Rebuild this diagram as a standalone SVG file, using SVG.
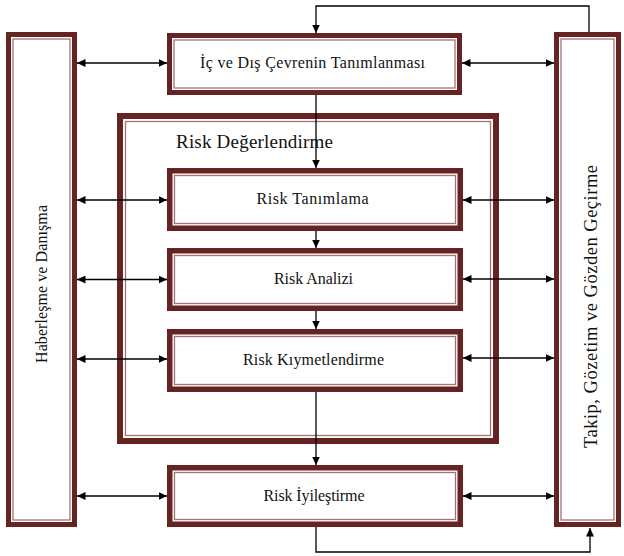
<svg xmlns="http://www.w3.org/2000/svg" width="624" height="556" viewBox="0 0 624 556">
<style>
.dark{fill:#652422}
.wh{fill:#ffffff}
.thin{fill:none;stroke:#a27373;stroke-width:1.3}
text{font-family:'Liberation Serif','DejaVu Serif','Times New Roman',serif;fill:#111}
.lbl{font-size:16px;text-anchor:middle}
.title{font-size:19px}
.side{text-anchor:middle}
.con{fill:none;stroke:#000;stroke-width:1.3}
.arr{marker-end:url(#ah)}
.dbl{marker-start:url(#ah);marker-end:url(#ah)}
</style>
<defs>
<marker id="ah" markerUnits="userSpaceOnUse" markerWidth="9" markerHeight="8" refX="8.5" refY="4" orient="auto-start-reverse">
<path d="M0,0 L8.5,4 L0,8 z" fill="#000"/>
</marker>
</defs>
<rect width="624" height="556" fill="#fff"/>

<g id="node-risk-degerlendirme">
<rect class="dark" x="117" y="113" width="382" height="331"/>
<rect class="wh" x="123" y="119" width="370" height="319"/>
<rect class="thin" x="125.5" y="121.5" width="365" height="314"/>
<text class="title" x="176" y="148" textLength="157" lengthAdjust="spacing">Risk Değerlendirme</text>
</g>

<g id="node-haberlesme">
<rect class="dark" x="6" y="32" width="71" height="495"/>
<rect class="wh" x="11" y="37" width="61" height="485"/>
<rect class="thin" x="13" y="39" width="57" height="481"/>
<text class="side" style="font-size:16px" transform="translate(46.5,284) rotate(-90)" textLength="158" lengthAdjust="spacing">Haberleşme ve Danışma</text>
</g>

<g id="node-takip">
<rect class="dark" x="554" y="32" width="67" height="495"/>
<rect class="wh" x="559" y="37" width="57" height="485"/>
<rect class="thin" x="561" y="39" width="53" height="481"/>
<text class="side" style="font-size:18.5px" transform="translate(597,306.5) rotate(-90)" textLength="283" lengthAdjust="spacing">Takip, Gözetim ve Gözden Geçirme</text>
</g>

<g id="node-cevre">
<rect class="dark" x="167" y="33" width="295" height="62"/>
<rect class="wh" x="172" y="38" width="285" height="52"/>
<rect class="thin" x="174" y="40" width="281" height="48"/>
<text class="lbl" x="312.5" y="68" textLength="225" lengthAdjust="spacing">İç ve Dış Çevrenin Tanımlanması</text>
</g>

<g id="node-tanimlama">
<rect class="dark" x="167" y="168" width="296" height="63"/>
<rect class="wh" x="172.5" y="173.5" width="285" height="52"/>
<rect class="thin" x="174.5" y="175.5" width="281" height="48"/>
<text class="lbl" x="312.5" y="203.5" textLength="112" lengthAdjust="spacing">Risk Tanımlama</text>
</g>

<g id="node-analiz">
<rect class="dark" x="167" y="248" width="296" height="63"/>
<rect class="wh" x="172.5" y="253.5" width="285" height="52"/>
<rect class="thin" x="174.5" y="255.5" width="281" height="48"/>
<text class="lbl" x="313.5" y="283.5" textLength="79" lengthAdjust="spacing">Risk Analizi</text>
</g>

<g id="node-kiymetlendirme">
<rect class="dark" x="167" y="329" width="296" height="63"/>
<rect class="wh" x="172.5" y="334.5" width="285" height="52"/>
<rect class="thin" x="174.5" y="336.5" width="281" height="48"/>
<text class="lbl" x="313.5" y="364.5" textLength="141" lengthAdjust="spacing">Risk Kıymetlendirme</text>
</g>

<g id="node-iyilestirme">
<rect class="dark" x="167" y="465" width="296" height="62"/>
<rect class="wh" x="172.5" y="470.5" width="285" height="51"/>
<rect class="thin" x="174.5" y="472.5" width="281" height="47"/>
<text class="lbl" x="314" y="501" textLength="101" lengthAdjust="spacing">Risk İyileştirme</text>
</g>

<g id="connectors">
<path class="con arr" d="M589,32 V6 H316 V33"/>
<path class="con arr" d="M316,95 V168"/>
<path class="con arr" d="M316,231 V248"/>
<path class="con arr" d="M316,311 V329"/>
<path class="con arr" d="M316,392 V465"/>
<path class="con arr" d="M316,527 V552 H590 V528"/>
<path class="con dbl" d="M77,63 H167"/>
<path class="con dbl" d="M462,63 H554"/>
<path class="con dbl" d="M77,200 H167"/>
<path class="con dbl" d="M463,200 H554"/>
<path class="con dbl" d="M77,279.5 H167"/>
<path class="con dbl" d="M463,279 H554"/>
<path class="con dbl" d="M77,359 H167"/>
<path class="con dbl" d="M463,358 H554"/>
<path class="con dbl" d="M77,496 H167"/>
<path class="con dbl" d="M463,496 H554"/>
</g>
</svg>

******

> [What this task involves]: Write out the listing above exactly as it stands, pictures excluded.

> [The result]:
Rebuild this diagram as a standalone SVG file, using SVG.
<svg xmlns="http://www.w3.org/2000/svg" width="624" height="556" viewBox="0 0 624 556">
<style>
.dark{fill:#652422}
.wh{fill:#ffffff}
.thin{fill:none;stroke:#a27373;stroke-width:1.3}
text{font-family:'Liberation Serif','DejaVu Serif','Times New Roman',serif;fill:#111}
.lbl{font-size:16px;text-anchor:middle}
.title{font-size:19px}
.side{text-anchor:middle}
.con{fill:none;stroke:#000;stroke-width:1.3}
.arr{marker-end:url(#ah)}
.dbl{marker-start:url(#ah);marker-end:url(#ah)}
</style>
<defs>
<marker id="ah" markerUnits="userSpaceOnUse" markerWidth="9" markerHeight="8" refX="8.5" refY="4" orient="auto-start-reverse">
<path d="M0,0 L8.5,4 L0,8 z" fill="#000"/>
</marker>
</defs>
<rect width="624" height="556" fill="#fff"/>

<g id="node-risk-degerlendirme">
<rect class="dark" x="117" y="113" width="382" height="331"/>
<rect class="wh" x="123" y="119" width="370" height="319"/>
<rect class="thin" x="125.5" y="121.5" width="365" height="314"/>
<text class="title" x="176" y="148" textLength="157" lengthAdjust="spacing">Risk Değerlendirme</text>
</g>

<g id="node-haberlesme">
<rect class="dark" x="6" y="32" width="71" height="495"/>
<rect class="wh" x="11" y="37" width="61" height="485"/>
<rect class="thin" x="13" y="39" width="57" height="481"/>
<text class="side" style="font-size:16px" transform="translate(46.5,284) rotate(-90)" textLength="158" lengthAdjust="spacing">Haberleşme ve Danışma</text>
</g>

<g id="node-takip">
<rect class="dark" x="554" y="32" width="67" height="495"/>
<rect class="wh" x="559" y="37" width="57" height="485"/>
<rect class="thin" x="561" y="39" width="53" height="481"/>
<text class="side" style="font-size:18.5px" transform="translate(597,306.5) rotate(-90)" textLength="283" lengthAdjust="spacing">Takip, Gözetim ve Gözden Geçirme</text>
</g>

<g id="node-cevre">
<rect class="dark" x="167" y="33" width="295" height="62"/>
<rect class="wh" x="172" y="38" width="285" height="52"/>
<rect class="thin" x="174" y="40" width="281" height="48"/>
<text class="lbl" x="312.5" y="68" textLength="225" lengthAdjust="spacing">İç ve Dış Çevrenin Tanımlanması</text>
</g>

<g id="node-tanimlama">
<rect class="dark" x="167" y="168" width="296" height="63"/>
<rect class="wh" x="172.5" y="173.5" width="285" height="52"/>
<rect class="thin" x="174.5" y="175.5" width="281" height="48"/>
<text class="lbl" x="312.5" y="203.5" textLength="112" lengthAdjust="spacing">Risk Tanımlama</text>
</g>

<g id="node-analiz">
<rect class="dark" x="167" y="248" width="296" height="63"/>
<rect class="wh" x="172.5" y="253.5" width="285" height="52"/>
<rect class="thin" x="174.5" y="255.5" width="281" height="48"/>
<text class="lbl" x="313.5" y="283.5" textLength="79" lengthAdjust="spacing">Risk Analizi</text>
</g>

<g id="node-kiymetlendirme">
<rect class="dark" x="167" y="329" width="296" height="63"/>
<rect class="wh" x="172.5" y="334.5" width="285" height="52"/>
<rect class="thin" x="174.5" y="336.5" width="281" height="48"/>
<text class="lbl" x="313.5" y="364.5" textLength="141" lengthAdjust="spacing">Risk Kıymetlendirme</text>
</g>

<g id="node-iyilestirme">
<rect class="dark" x="167" y="465" width="296" height="62"/>
<rect class="wh" x="172.5" y="470.5" width="285" height="51"/>
<rect class="thin" x="174.5" y="472.5" width="281" height="47"/>
<text class="lbl" x="314" y="501" textLength="101" lengthAdjust="spacing">Risk İyileştirme</text>
</g>

<g id="connectors">
<path class="con arr" d="M589,32 V6 H316 V33"/>
<path class="con arr" d="M316,95 V168"/>
<path class="con arr" d="M316,231 V248"/>
<path class="con arr" d="M316,311 V329"/>
<path class="con arr" d="M316,392 V465"/>
<path class="con arr" d="M316,527 V552 H590 V528"/>
<path class="con dbl" d="M77,63 H167"/>
<path class="con dbl" d="M462,63 H554"/>
<path class="con dbl" d="M77,200 H167"/>
<path class="con dbl" d="M463,200 H554"/>
<path class="con dbl" d="M77,279.5 H167"/>
<path class="con dbl" d="M463,279 H554"/>
<path class="con dbl" d="M77,359 H167"/>
<path class="con dbl" d="M463,358 H554"/>
<path class="con dbl" d="M77,496 H167"/>
<path class="con dbl" d="M463,496 H554"/>
</g>
</svg>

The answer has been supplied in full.